Someone with access to the internet does not have all the world’s information at their fingertips, but it certainly feels that way.

The dawn of the internet shot the information age light years ahead. Resources like Wikipedia, dictionary.com, sites that compile news together from multiple sources, and access to unlimited TED talks and history documents and videos all make the internet into an endless well of information. All of these things have revolutionized the way information is spread, and it has done wonders for society.

But with information there is disinformation. Russia’s infamous web-brigade campaigns are not the only ones spreading lies and heavily exaggerated truths. Political and corporate agendas have taken to the internet to push their campaigns forward at any and all costs. Knowing what is true and what is “fake news” is a skill we as a society are far from perfecting, and over the next few generations we will be refining our ability to discern the truth from lies.

However, most of us know that — we just disagree on which sources are true and which are pushing false agendas.

The great lie isn’t who is telling the truth and who is leading us astray. The great lie is that the truth, in all its complexity and nuance, can always be found online. Have you noticed that the more time people spend online, the more they believe themselves to be truly informed?

The problem is that “you don’t know what you don’t know.” Key points might be entirely left out of an article if the journalist did not discover them. I have seen a news story of a drone strike that killed civilians in Afghanistan, with zero combatants reported dead. The reality was that we were involved in a firefight on the ground, and the U.S. couldn’t talk about it at the time. One civilian was killed when the Taliban moved to another building and engaged us from there — when some of our guys returned fire, a woman was killed. One dead civilian, arguably their fault, and several dead Taliban militants.

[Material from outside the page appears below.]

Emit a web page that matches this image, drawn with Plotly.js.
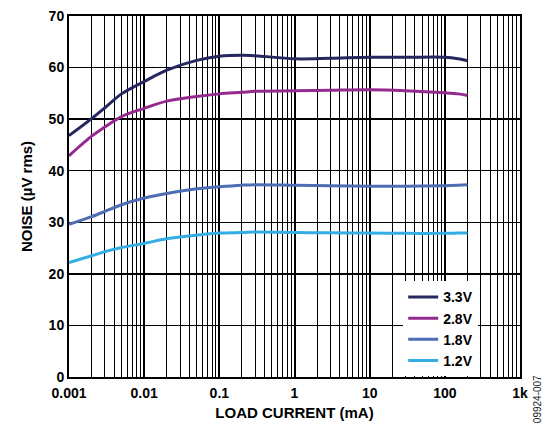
<!DOCTYPE html>
<html>
<head>
<meta charset="utf-8">
<script src="https://cdn.plot.ly/plotly-3.0.1.min.js"></script>
<style>html,body{margin:0;padding:0;background:#fff;}#chart{width:556px;height:432px;}</style>
</head>
<body>
<div id="chart"></div>
<script>
const loadCurrent = [0.001, 0.002, 0.003, 0.005, 0.01, 0.02, 0.05, 0.1, 0.2, 0.3, 1, 3, 10, 30, 100, 150, 200];
const noise33 = [46.8, 50.1, 52.2, 54.9, 57.3, 59.5, 61.4, 62.2, 62.4, 62.3, 61.7, 61.8, 62.0, 62.0, 62.0, 61.7, 61.3];
const noise28 = [42.9, 46.7, 48.5, 50.5, 52.1, 53.5, 54.4, 54.9, 55.2, 55.4, 55.5, 55.6, 55.7, 55.5, 55.1, 54.9, 54.6];
const noise18 = [29.6, 31.1, 32.1, 33.4, 34.7, 35.6, 36.5, 36.9, 37.2, 37.3, 37.2, 37.1, 37.0, 37.0, 37.1, 37.2, 37.3];
const noise12 = [22.2, 23.5, 24.3, 25.1, 25.9, 26.8, 27.5, 27.9, 28.0, 28.1, 28.0, 27.95, 27.9, 27.85, 27.85, 27.9, 27.9];
const seriesNames = ['3.3V', '2.8V', '1.8V', '1.2V'];
const xTickVals = [0.001, 0.01, 0.1, 1, 10, 100, 1000];
const xTickText = ['0.001', '0.01', '0.1', '1', '10', '100', '1k'];
const yTickVals = [0, 10, 20, 30, 40, 50, 60, 70];

const colors = ['#25275f', '#952a8e', '#4f6db3', '#33ade3'];
const ys = [noise33, noise28, noise18, noise12];
const traces = ys.map((y, i) => ({
  x: loadCurrent, y: y, name: seriesNames[i], type: 'scatter', mode: 'lines',
  line: {color: colors[i], width: 3, shape: 'spline', smoothing: 0.9}
}));

const fam = 'Liberation Sans, Arial, sans-serif';
const tickFont = {family: fam, size: 14, color: '#000', weight: 700};
const titleFont = {family: fam, size: 15, color: '#000', weight: 700};
const layout = {
  width: 556, height: 432,
  margin: {l: 69, r: 36, t: 16, b: 55},
  paper_bgcolor: '#fff', plot_bgcolor: '#fff',
  showlegend: true,
  legend: {x: 0.741, y: 0.265, xanchor: 'left', yanchor: 'top', bgcolor: '#fff',
    font: {family: fam, size: 14, color: '#000', weight: 700},
    tracegroupgap: 0, itemwidth: 30},
  xaxis: {
    type: 'log', range: [-3, 3], tickmode: 'array', tickvals: xTickVals, ticktext: xTickText,
    showgrid: true, gridcolor: '#000', gridwidth: 2,
    minor: {dtick: 'D1', showgrid: true, gridcolor: '#000', gridwidth: 1, ticks: ''},
    showline: true, linecolor: '#000', linewidth: 2, mirror: true, ticks: '',
    tickfont: tickFont, zeroline: false, ticklabelstandoff: 2,
    title: {text: 'LOAD CURRENT (mA)', font: titleFont, standoff: 8}
  },
  yaxis: {
    range: [0, 70], tickmode: 'array', tickvals: yTickVals,
    showgrid: true, gridcolor: '#000', gridwidth: 1.5,
    showline: true, linecolor: '#000', linewidth: 2, mirror: true, ticks: '',
    tickfont: tickFont, zeroline: false,
    title: {text: 'NOISE (µV rms)', font: titleFont, standoff: 12}
  },
  annotations: [{
    text: '09924-007', xref: 'paper', yref: 'paper', x: 1.038, y: -0.061,
    xanchor: 'center', yanchor: 'middle',
    showarrow: false, textangle: -90,
    font: {family: fam, size: 10, color: '#222'}
  }]
};
Plotly.newPlot('chart', traces, layout, {displayModeBar: false, staticPlot: true});
</script>
</body>
</html>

The Taliban reported this to journalists as: a drone strike killed a bunch of civilians. They threatened the civilians on the ground to report this same story, and when the journalists did their due diligence — they found multiple, on-the-ground sources — they all came to the same conclusion, and wrote it up as a drone strike. Who could tell them otherwise?

Not long later, the U.S. actually did kill some civilians via drone strike when they were trying to target someone else.

These sorts of complexities make issues almost impossible to understand from a distance. The fact that you may not be able to know everything, and therefore can’t have informed opinions, is unfathomable to many. With all the news articles, scientific documents, access to history, we feel like we know everything — or at least, that the truth is accessible online if we just look hard enough. And more often than not, that is not true.

This is partly why we live in a representative government. If the people had complete rule over every decision made, they would be making uninformed decisions directed by the media and other sources of information. The internet hasn’t changed that one bit, though it may have emboldened them into thinking they know more than they do. How many of the people discussing police brutality and inner city violence actually know what they’re talking about? And if the answer is that they don’t know what they’re talking about, what good is it to pretend like they do?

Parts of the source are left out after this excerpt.